Over the fifteen years I have worked as a storyteller my ideas about what a storyteller is have changed. I started working in primary schools with my own inventions like “Enoch the Crab” and “Zanaqui Jones” but as I progressed into stories for adults I came to see that the job of a storyteller is not primarily to invent like the novelist but to tell the stories that are in some sense already there. This lead me to some of the great epics that dwell on the border between an older oral tradition and the early literary practice that recorded them. Thus “The Odyssey” and “The Epic of Gilgamesh” have a reality beyond the literary artefact by which we know them. Likewise in creating a piece of music theatre with a group of elderly people or children, I am not simply fabricating out of my own imagination but I have entered a common space of group consciousness belonging to a particular time and by following the hints and glimpses afforded me I have uncovered  “Courage Now and Then” from the Trentham Hostel and “The Emerald Dragon” from Bullarto Primary School. There are many other examples. Most recently I have worked with the research of others to produce a piece about a local hero, a doctor, Gweneth Wisewould who ran a general practice between 1938 and 1972 in Trentham. I also used the research done by members of my family to produce a five generation saga of my own family “The Wheel” and currently I am working on research done by the Trentham Historical Society to find a story about spud diggers in the 30’s and 40’s.

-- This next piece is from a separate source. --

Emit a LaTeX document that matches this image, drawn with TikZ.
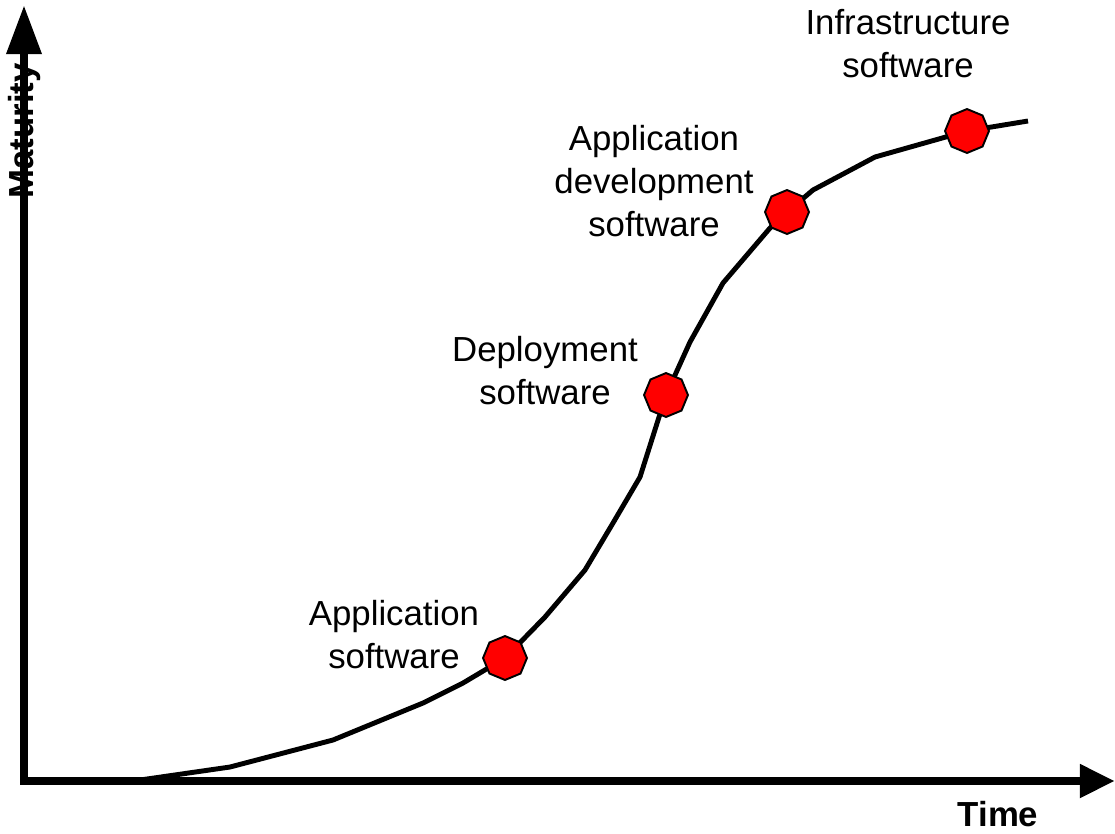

The process of story telling has also been a process of discovery. After doing a couple of degrees I thought I might try journalism, then switched to teaching. I studied teaching and discovered drama. I studied acting and discovered singing. After acting for a few years, I went singing and discovered performance poetry. I did some of my own theatre and discovered shadow puppetry and in doing shadow puppetry I discovered story telling and there I stopped for it seemed to me story telling included all the things I had become interested in. The last fifteen years have been a process of reintegration, bringing all my past history to bear on story telling. I’m interested in working with any individuals or groups who have a story they want to uncover and in developing storytelling as a performance art.



I have been working as a story teller for about fifteen years, first as a children's storyteller working mainly in primary schools then as a storyteller for adults as well as working with children and adults to help them tell their own stories. Storytelling is an art that can contain all others and as such I am, to varying degrees, an actor, a singer, a puppeteer, a performance poet, a playwright, a visual artist and a song writer as well as a teacher.
When we say we want our lives to have meaning, we mean that we want our lives to be story like.